■ What to produce: Repeat, exactly and completely, the material that follows. Omit the pictures.

■ Given data:
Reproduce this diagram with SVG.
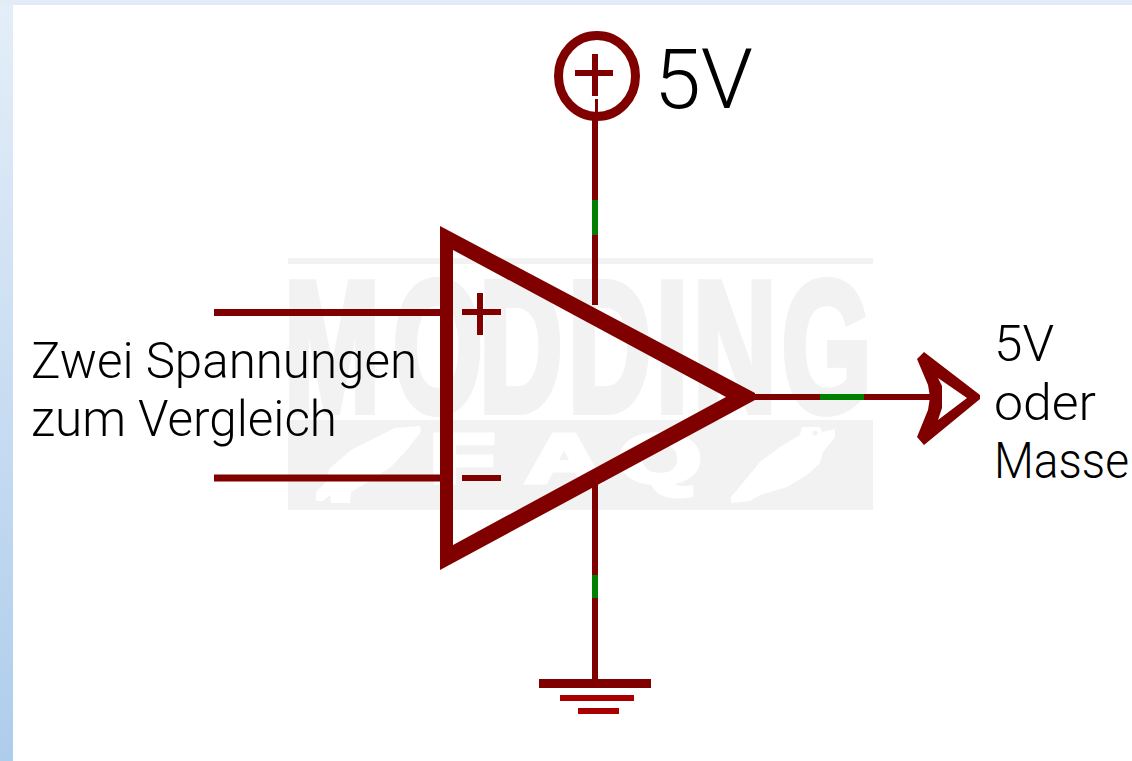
<svg xmlns="http://www.w3.org/2000/svg" width="1132" height="761" viewBox="0 0 1132 761">
<style>
.w{stroke:#800000;fill:none}
.f{fill:#800000}
.g{stroke:#008000;fill:none;stroke-width:6}
.t{font-family:Roboto,"Liberation Sans",Arial,sans-serif;font-weight:300;fill:#000}
.s{font-size:50px}
.wm{font-family:"Liberation Sans",Arial,sans-serif;font-weight:700}
</style>
<defs><linearGradient id="side" x1="0" y1="0" x2="0" y2="1"><stop offset="0" stop-color="#e4eef9"/><stop offset="1" stop-color="#aecdeb"/></linearGradient></defs>
<rect width="1132" height="761" fill="#fff"/>
<rect x="0" y="0" width="13" height="761" fill="url(#side)"/>
<rect x="0" y="0" width="1132" height="5" fill="#e2ecf7"/>
<g id="watermark">
<rect x="288" y="258" width="585" height="6" fill="#f2f2f2"/>
<text class="wm" transform="translate(284,411) scale(.62,1)" x="0 176 315 458 600 660 803" y="0" font-size="186" fill="#f2f2f2" stroke="#f2f2f2" stroke-width="8">MODDING</text>
<rect x="288" y="420" width="585" height="90" fill="#f2f2f2"/>
<text class="wm" transform="translate(430,482) scale(1.55,1)" x="0 62 122" y="0" font-size="68" fill="#fff" stroke="#fff" stroke-width="5">FAQ</text>
<path d="M395 428L420 426L421 432L405 452L391 467L368 482L351 492L350 503L331 503L330 495L323 501L316 501L316 492L325 483L330 468L351 450Z" fill="#fff"/>
<path d="M802 427L820 427L822 432L835 429L835 437L823 452L820 463L807 475L787 487L760 495L750 501L731 503L731 497L747 478L760 462L780 447L800 435Z" fill="#fff"/>
<circle cx="815" cy="433" r="2.500" fill="#f2f2f2"/>
</g>
<g id="connectors">
<path class="w" stroke-width="6" d="M595 115V305M595 480V682M750 397H935"/>
<path class="w" stroke-width="7" d="M214 312.500H441M214 478H441"/>
<path class="g" d="M595 200V235M595 575V598M820 397H864"/>
</g>
<g id="opamp">
<path class="f" fill-rule="evenodd" d="M440 226L755 393V400L440 570ZM453 250V545L726 397Z"/>
<path class="w" stroke-width="6" d="M462 312H501M480 293V335M462 478H501"/>
</g>
<g id="supply">
<ellipse class="w" stroke-width="9" cx="597" cy="76" rx="38.500" ry="40.500"/>
<path class="w" stroke-width="6" d="M575 73H613M595 54V96"/>
<path class="w" stroke-width="3" d="M596.500 99V115"/>
<text class="t" x="654" y="108" font-size="84" textLength="99" lengthAdjust="spacingAndGlyphs">5V</text>
</g>
<g id="ground">
<rect class="f" x="539" y="679" width="112" height="9"/>
<rect x="560" y="695" width="74" height="6" fill="#a80000"/>
<rect x="578" y="708" width="41" height="6" fill="#a80000"/>
</g>
<g id="output">
<path class="f" fill-rule="evenodd" d="M924 352L917 359L928 385L930 397L928 410L917 437L924 445L980 399V395ZM938 378L967 398L938 420L942 408V386Z"/>
<text class="t s" x="994" y="361" textLength="60" lengthAdjust="spacingAndGlyphs">5V</text>
<text class="t s" x="994" y="420" textLength="102" lengthAdjust="spacingAndGlyphs">oder</text>
<text class="t s" x="994" y="478" textLength="135" lengthAdjust="spacingAndGlyphs">Masse</text>
</g>
<g id="inputs-label">
<text class="t s" x="31" y="378" textLength="386" lengthAdjust="spacingAndGlyphs">Zwei Spannungen</text>
<text class="t s" x="31" y="436" textLength="306" lengthAdjust="spacingAndGlyphs">zum Vergleich</text>
</g>
</svg>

■ Full response:
Reproduce this diagram with SVG.
<svg xmlns="http://www.w3.org/2000/svg" width="1132" height="761" viewBox="0 0 1132 761">
<style>
.w{stroke:#800000;fill:none}
.f{fill:#800000}
.g{stroke:#008000;fill:none;stroke-width:6}
.t{font-family:Roboto,"Liberation Sans",Arial,sans-serif;font-weight:300;fill:#000}
.s{font-size:50px}
.wm{font-family:"Liberation Sans",Arial,sans-serif;font-weight:700}
</style>
<defs><linearGradient id="side" x1="0" y1="0" x2="0" y2="1"><stop offset="0" stop-color="#e4eef9"/><stop offset="1" stop-color="#aecdeb"/></linearGradient></defs>
<rect width="1132" height="761" fill="#fff"/>
<rect x="0" y="0" width="13" height="761" fill="url(#side)"/>
<rect x="0" y="0" width="1132" height="5" fill="#e2ecf7"/>
<g id="watermark">
<rect x="288" y="258" width="585" height="6" fill="#f2f2f2"/>
<text class="wm" transform="translate(284,411) scale(.62,1)" x="0 176 315 458 600 660 803" y="0" font-size="186" fill="#f2f2f2" stroke="#f2f2f2" stroke-width="8">MODDING</text>
<rect x="288" y="420" width="585" height="90" fill="#f2f2f2"/>
<text class="wm" transform="translate(430,482) scale(1.55,1)" x="0 62 122" y="0" font-size="68" fill="#fff" stroke="#fff" stroke-width="5">FAQ</text>
<path d="M395 428L420 426L421 432L405 452L391 467L368 482L351 492L350 503L331 503L330 495L323 501L316 501L316 492L325 483L330 468L351 450Z" fill="#fff"/>
<path d="M802 427L820 427L822 432L835 429L835 437L823 452L820 463L807 475L787 487L760 495L750 501L731 503L731 497L747 478L760 462L780 447L800 435Z" fill="#fff"/>
<circle cx="815" cy="433" r="2.500" fill="#f2f2f2"/>
</g>
<g id="connectors">
<path class="w" stroke-width="6" d="M595 115V305M595 480V682M750 397H935"/>
<path class="w" stroke-width="7" d="M214 312.500H441M214 478H441"/>
<path class="g" d="M595 200V235M595 575V598M820 397H864"/>
</g>
<g id="opamp">
<path class="f" fill-rule="evenodd" d="M440 226L755 393V400L440 570ZM453 250V545L726 397Z"/>
<path class="w" stroke-width="6" d="M462 312H501M480 293V335M462 478H501"/>
</g>
<g id="supply">
<ellipse class="w" stroke-width="9" cx="597" cy="76" rx="38.500" ry="40.500"/>
<path class="w" stroke-width="6" d="M575 73H613M595 54V96"/>
<path class="w" stroke-width="3" d="M596.500 99V115"/>
<text class="t" x="654" y="108" font-size="84" textLength="99" lengthAdjust="spacingAndGlyphs">5V</text>
</g>
<g id="ground">
<rect class="f" x="539" y="679" width="112" height="9"/>
<rect x="560" y="695" width="74" height="6" fill="#a80000"/>
<rect x="578" y="708" width="41" height="6" fill="#a80000"/>
</g>
<g id="output">
<path class="f" fill-rule="evenodd" d="M924 352L917 359L928 385L930 397L928 410L917 437L924 445L980 399V395ZM938 378L967 398L938 420L942 408V386Z"/>
<text class="t s" x="994" y="361" textLength="60" lengthAdjust="spacingAndGlyphs">5V</text>
<text class="t s" x="994" y="420" textLength="102" lengthAdjust="spacingAndGlyphs">oder</text>
<text class="t s" x="994" y="478" textLength="135" lengthAdjust="spacingAndGlyphs">Masse</text>
</g>
<g id="inputs-label">
<text class="t s" x="31" y="378" textLength="386" lengthAdjust="spacingAndGlyphs">Zwei Spannungen</text>
<text class="t s" x="31" y="436" textLength="306" lengthAdjust="spacingAndGlyphs">zum Vergleich</text>
</g>
</svg>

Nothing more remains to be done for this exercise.